# Trig limit

• Sep 20th 2008, 05:29 PM
uberbandgeek6
Trig limit
Unfortunately, I can't use any advanced techniques to find this limit because our class hasn't "learned" l'hopital's rule or anything. The most I think I can use are the lim(sinx)/x and lim(1-cosx)/x rules. Here is the problem:

lim as x approaches pi/2 of: (cosx)/(x - pi/2)

Thanks.
• Sep 20th 2008, 05:37 PM
ThePerfectHacker
Quote:

Originally Posted by uberbandgeek6
Unfortunately, I can't use any advanced techniques to find this limit because our class hasn't "learned" l'hopital's rule or anything. The most I think I can use are the lim(sinx)/x and lim(1-cosx)/x rules. Here is the problem:

lim as x approaches pi/2 of: (cosx)/(x - pi/2)

Thanks.

Hint: $\cos x = \sin \left( \tfrac{\pi}{2} - x \right)$
Hint: Now use substitution $t= \tfrac{\pi}{2} - x$
• Sep 20th 2008, 05:45 PM
Jhevon
alternatively, just let $t = x - \frac {\pi}2$

your limit becomes $\lim_{t \to 0} \frac {\cos (t + \pi / 2)}t$

now use the addition formula for cosine. the result will be pleasantly surprising (Wink)
• Sep 20th 2008, 05:54 PM
topsquark
Quote:

Originally Posted by uberbandgeek6
Unfortunately, I can't use any advanced techniques to find this limit because our class hasn't "learned" l'hopital's rule or anything. The most I think I can use are the lim(sinx)/x and lim(1-cosx)/x rules. Here is the problem:

lim as x approaches pi/2 of: (cosx)/(x - pi/2)

Thanks.

Or just use L'Hopital's rule:
$\lim_{x \to \pi/2} \frac{cos(x)}{x - \frac{\pi}{2}} = \lim_{x \to \pi/2} \frac{-sin(x)}{1} = -1$

-Dan
• Sep 20th 2008, 06:28 PM
Jhevon
Quote:

Originally Posted by topsquark
Or just use L'Hopital's rule:
$\lim_{x \to \pi/2} \frac{cos(x)}{x - \frac{\pi}{2}} = \lim_{x \to \pi/2} \frac{-sin(x)}{1} = -1$

-Dan

well, the poster did say they couldn't use L'Hopital's
• Sep 20th 2008, 06:50 PM
topsquark
Quote:

Originally Posted by Jhevon
well, the poster did say they couldn't use L'Hopital's

I mentioned it for the sake of simplicity. Yeah, that's why I did it. I certainly read the OP's first post and caught that. (Doh) (Yeah, right!)

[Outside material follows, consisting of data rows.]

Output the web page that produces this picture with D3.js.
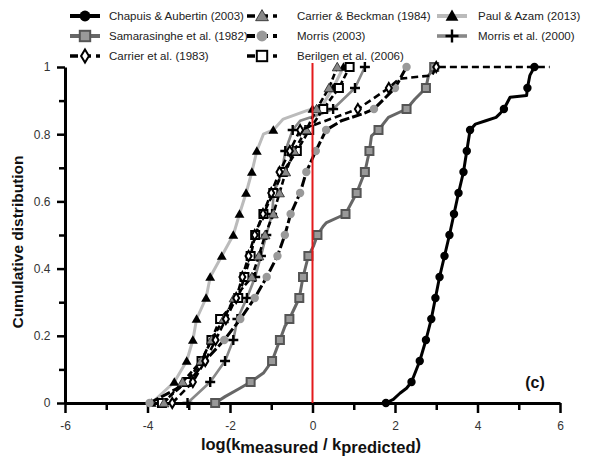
<!DOCTYPE html>
<html><head><meta charset="utf-8">
<script src="https://cdn.jsdelivr.net/npm/d3@7/dist/d3.min.js"></script>
<style>body{margin:0;background:#fff}svg{display:block;font-family:Arial,"Liberation Sans",sans-serif}</style>
</head><body>
<svg id="chart" width="592" height="459"></svg>
<script>
// cumulative fraction levels (marker levels)
const cumFrac = [0,0.0625,0.125,0.1875,0.25,0.3125,0.375,0.4375,0.5,0.5625,0.625,0.6875,0.75,0.8125,0.875,0.9375,1];

// log(kmeasured/kpredicted) at each cumulative level (marker points)
const chapuisAubertin2003 = [1.78,2.40,2.60,2.75,2.88,2.98,3.08,3.20,3.32,3.43,3.54,3.66,3.74,3.82,4.64,5.21,5.38];
const samarasinghe1982   = [-2.36,-1.50,-0.98,-0.79,-0.56,-0.32,-0.23,-0.10,0.12,0.80,1.07,1.27,1.38,1.60,2.28,2.75,2.95];
const carrier1983        = [-3.40,-2.90,-2.60,-2.35,-2.10,-1.85,-1.70,-1.55,-1.40,-1.20,-1.00,-0.80,-0.55,-0.30,1.10,1.85,3.00];
const carrier1983TailX   = 5.75;
const carrierBeckman1984 = [-3.60,-3.15,-2.70,-2.45,-2.15,-1.90,-1.47,-1.30,-1.15,-0.95,-0.80,-0.65,-0.45,-0.15,0.10,0.40,0.60];
const morris2003         = [-3.95,-2.98,-2.61,-2.14,-1.75,-1.40,-1.11,-0.85,-0.67,-0.53,-0.30,-0.15,0.08,0.33,1.49,2.00,2.28];
const berilgen2006       = [-3.65,-3.05,-2.69,-2.45,-2.24,-1.80,-1.65,-1.50,-1.39,-1.19,-0.95,-0.72,-0.38,-0.08,0.26,0.64,0.90];
const paulAzam2013       = [-3.90,-3.35,-3.05,-2.90,-2.81,-2.58,-2.48,-2.20,-1.92,-1.77,-1.61,-1.47,-1.35,-0.95,0.00,0.50,0.75];
const morris2000         = [-3.03,-2.48,-2.12,-1.92,-1.82,-1.59,-1.39,-1.25,-1.12,-0.98,-0.94,-0.74,-0.66,-0.48,0.50,1.03,1.27];

// extra curve points between markers [log ratio, cumulative]
const chapuisExtra = [[1.96,0.011],[2.12,0.029],[2.28,0.044],[3.95,0.83],[4.2,0.84],[4.45,0.85],[4.55,0.862],[4.79,0.91],[5.19,0.915],[5.27,0.975]];
const samarasingheExtra = [[-2.12,0.019],[-1.76,0.044],[-1.19,0.089],[-0.67,0.228],[0.02,0.466],[0.26,0.526],[0.34,0.537],[1.43,0.795],[1.84,0.85],[2.48,0.904],[2.81,0.974]];
const carrier1983Extra = [[2.1,0.965],[2.9,0.975]];
const morris2003Extra = [[0.7,0.84],[1.2,0.86]];
const paulExtra = [[-1.19,0.8],[-0.71,0.845],[-0.14,0.87],[0.26,0.89]];
const morris2000Extra = [[-0.3,0.84],[0.2,0.86]];

const xMajor = [-6,-4,-2,0,2,4,6];
const xMinor = [-5,-3,-1,1,3,5];
const yMajor = [0,0.2,0.4,0.6,0.8,1];
const yMinor = [0.1,0.3,0.5,0.7,0.9];
const legendNames = ["Chapuis & Aubertin (2003)","Samarasinghe et al. (1982)","Carrier et al. (1983)",
  "Carrier & Beckman (1984)","Morris (2003)","Berilgen et al. (2006)","Paul & Azam (2013)","Morris et al. (2000)"];

const series = [
  {name:legendNames[0], xs:chapuisAubertin2003, extra:chapuisExtra, color:"#000", w:3, dash:null, marker:"circle", mfill:"#000"},
  {name:legendNames[1], xs:samarasinghe1982, extra:samarasingheExtra, color:"#666", w:3, dash:null, marker:"square", mfill:"#999", mstroke:"#555"},
  {name:legendNames[2], xs:carrier1983, extra:carrier1983Extra, color:"#000", w:2.6, dash:"7,4", marker:"diamond", mfill:"#fff", mstroke:"#000", tail:carrier1983TailX},
  {name:legendNames[3], xs:carrierBeckman1984, extra:[], color:"#000", w:2.6, dash:"6,3", marker:"triangle", mfill:"#888", mstroke:"#222"},
  {name:legendNames[4], xs:morris2003, extra:morris2003Extra, color:"#000", w:3, dash:"10,3", marker:"circle", mfill:"#999"},
  {name:legendNames[5], xs:berilgen2006, extra:[], color:"#000", w:2.6, dash:"6,3", marker:"square", mfill:"#fff", mstroke:"#000"},
  {name:legendNames[6], xs:paulAzam2013, extra:paulExtra, color:"#bbb", w:3, dash:null, marker:"triangle", mfill:"#000"},
  {name:legendNames[7], xs:morris2000, extra:morris2000Extra, color:"#888", w:2.6, dash:null, marker:"plus", mfill:"none", mstroke:"#000"}
];

const svg = d3.select("#chart");
const x = d3.scaleLinear().domain([-6,6]).range([65,560]);
const y = d3.scaleLinear().domain([0,1]).range([403,67]);

function drawMarker(g, type, fill, stroke, cx, cy, scale=1){
  if(type==="circle"){
    g.append("circle").attr("cx",cx).attr("cy",cy).attr("r",4.2*scale).attr("fill",fill);
  } else if(type==="square"){
    const s=8*scale;
    g.append("rect").attr("x",cx-s/2).attr("y",cy-s/2).attr("width",s).attr("height",s)
      .attr("fill",fill).attr("stroke",stroke).attr("stroke-width",2);
  } else if(type==="triangle"){
    g.append("path").attr("transform",`translate(${cx},${cy+1})`)
      .attr("d",d3.symbol(d3.symbolTriangle, 42*scale*scale)())
      .attr("fill",fill).attr("stroke",stroke||"none").attr("stroke-width",stroke?0.8:0);
  } else if(type==="diamond"){
    const w=3*scale,h=5*scale;
    g.append("path").attr("d",`M${cx},${cy-h}L${cx+w},${cy}L${cx},${cy+h}L${cx-w},${cy}Z`)
      .attr("fill",fill).attr("stroke",stroke).attr("stroke-width",2);
  } else if(type==="plus"){
    const r=5*scale;
    g.append("path").attr("d",`M${cx-r},${cy}H${cx+r}M${cx},${cy-r}V${cy+r}`)
      .attr("stroke",stroke).attr("stroke-width",2.4).attr("fill","none");
  }
}

// axes
const gx = svg.append("g").attr("transform",`translate(0,${y(0)})`);
gx.call(d3.axisBottom(x).tickValues(xMinor).tickSize(7).tickSizeOuter(0).tickFormat(""));
gx.call(g=>g.select(".domain").remove());
const gx2 = svg.append("g").attr("transform",`translate(0,${y(0)})`);
gx2.call(d3.axisBottom(x).tickValues(xMajor).tickSize(10).tickSizeOuter(0).tickFormat(d=>d));
const gy = svg.append("g").attr("transform",`translate(${x(-6)},0)`);
gy.call(d3.axisLeft(y).tickValues(yMinor).tickSize(6).tickSizeOuter(0).tickFormat(""));
gy.call(g=>g.select(".domain").remove());
const gy2 = svg.append("g").attr("transform",`translate(${x(-6)},0)`);
gy2.call(d3.axisLeft(y).tickValues(yMajor).tickSize(8).tickSizeOuter(0).tickFormat(d=>d===0?"0":d===1?"1":d3.format(".1f")(d)));
svg.selectAll(".domain").attr("stroke","#000").attr("stroke-width",3);
svg.selectAll(".tick line").attr("stroke","#000").attr("stroke-width",2.5);
gx2.selectAll(".tick text").attr("font-size",12).attr("fill","#333").attr("dy","1.2em").attr("font-family","Arial, 'Liberation Sans', sans-serif");
gy2.selectAll(".tick text").attr("font-size",12).attr("fill","#333").attr("dx","-0.3em").attr("font-family","Arial, 'Liberation Sans', sans-serif");

// series (drawn bottom-up)
const drawOrder = [6,7,1,4,5,3,2,0];
const line = d3.line().x(d=>x(d[0])).y(d=>y(d[1]));
drawOrder.forEach(i=>{
  const s = series[i];
  const pts = s.xs.map((v,k)=>[v,cumFrac[k]]);
  let linePts = pts.concat(s.extra).sort((a,b)=>a[1]-b[1]||a[0]-b[0]);
  if(s.tail!==undefined) linePts = linePts.concat([[s.tail,1]]);
  svg.append("path").datum(linePts).attr("d",line).attr("fill","none")
    .attr("stroke",s.color).attr("stroke-width",s.w).attr("stroke-linejoin","round")
    .attr("stroke-dasharray",s.dash);
  const gm = svg.append("g");
  pts.forEach(p=>drawMarker(gm,s.marker,s.mfill,s.mstroke,x(p[0]),y(p[1])));
});

// red reference line at 0
svg.append("line").attr("x1",x(0)).attr("x2",x(0)).attr("y1",y(0)).attr("y2",y(1.012))
  .attr("stroke","#e41a1c").attr("stroke-width",2);

// axis titles
svg.append("text").attr("transform",`translate(23,242) rotate(-90)`).attr("text-anchor","middle")
  .attr("font-size",15.5).attr("font-weight","bold").attr("fill","#111").text("Cumulative distribution");
const xt = svg.append("text").attr("x",311).attr("y",450).attr("text-anchor","middle")
  .attr("font-size",16.5).attr("font-weight","bold").attr("fill","#111");
xt.append("tspan").text("log(k");
xt.append("tspan").attr("dy",3).text("measured");
xt.append("tspan").attr("dy",-3).text(" / k");
xt.append("tspan").attr("dy",3).text("predicted");
xt.append("tspan").attr("dy",-3).text(")");

svg.append("text").attr("x",535).attr("y",388).attr("text-anchor","middle")
  .attr("font-size",16).attr("font-weight","bold").attr("fill","#111").text("(c)");

// legend
const legCols = [{lx:70, tx:109},{lx:247, tx:297},{lx:437, tx:478}];
const legRows = [16,36,56];
series.forEach((s,i)=>{
  const c = legCols[Math.floor(i/3)], r = legRows[i%3];
  const g = svg.append("g");
  g.append("line").attr("x1",c.lx).attr("x2",c.lx+30).attr("y1",r).attr("y2",r)
    .attr("stroke",s.color).attr("stroke-width",s.w+1).attr("stroke-dasharray",s.dash? "8,5":null);
  drawMarker(g,s.marker,s.mfill,s.mstroke,c.lx+15,r,1.3);
  g.append("text").attr("x",c.tx).attr("y",r+4).attr("font-size",11.5).attr("fill","#222").text(s.name);
});
</script>
</body></html>
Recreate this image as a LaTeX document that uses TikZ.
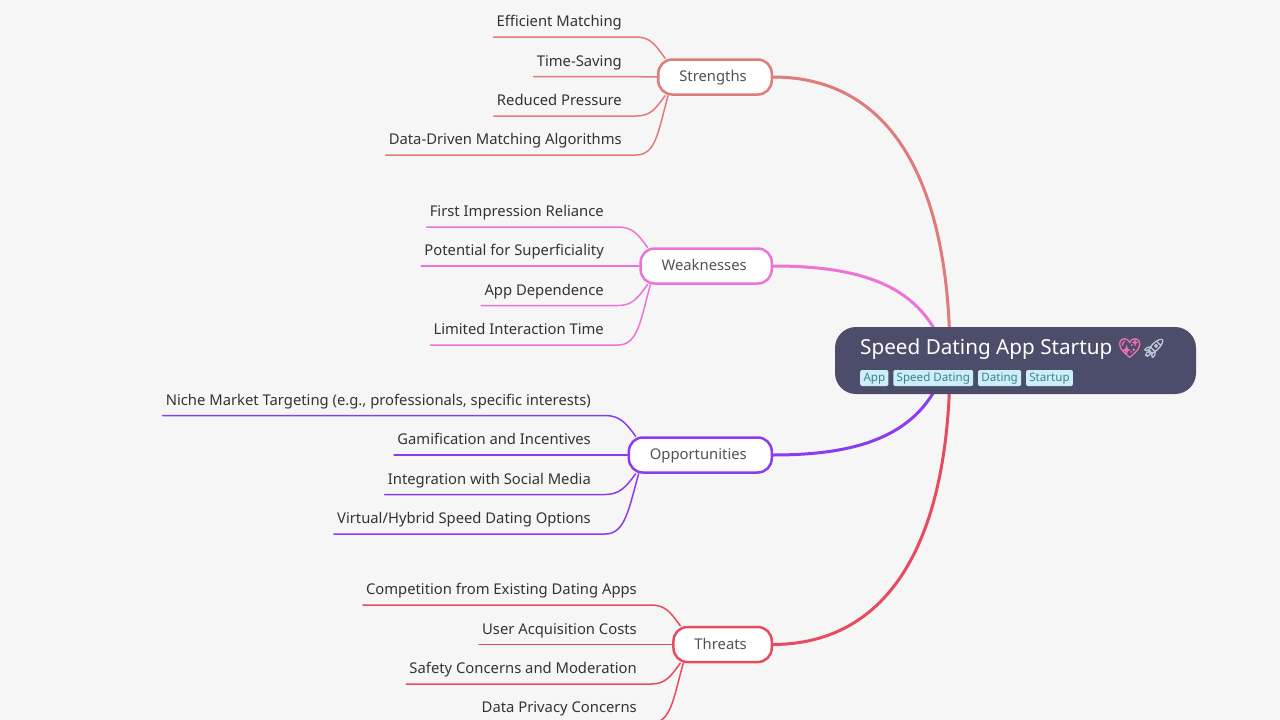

Ah well. Thanks for the catch.

-Dan
• Sep 20th 2008, 06:55 PM
Jhevon
Quote:

Originally Posted by topsquark
I mentioned it for the sake of simplicity. Yeah, that's why I did it. I certainly read the OP's first post and caught that. (Doh) (Yeah, right!)

Ah well. Thanks for the catch.

-Dan

don't worry about it. i always read the OP's first post and catch stuff like that (Yeah, right!) too
• Sep 20th 2008, 07:39 PM
Chop Suey
You can also use the definition of the derivative:

$\lim_{x \to \frac{\pi}{2}} \frac{\cos{x}-0}{x-\frac{\pi}{2}}=(\cos{x})'~\text{at}~x = \frac{\pi}{2}$

EDIT: that is if you covered derivatives.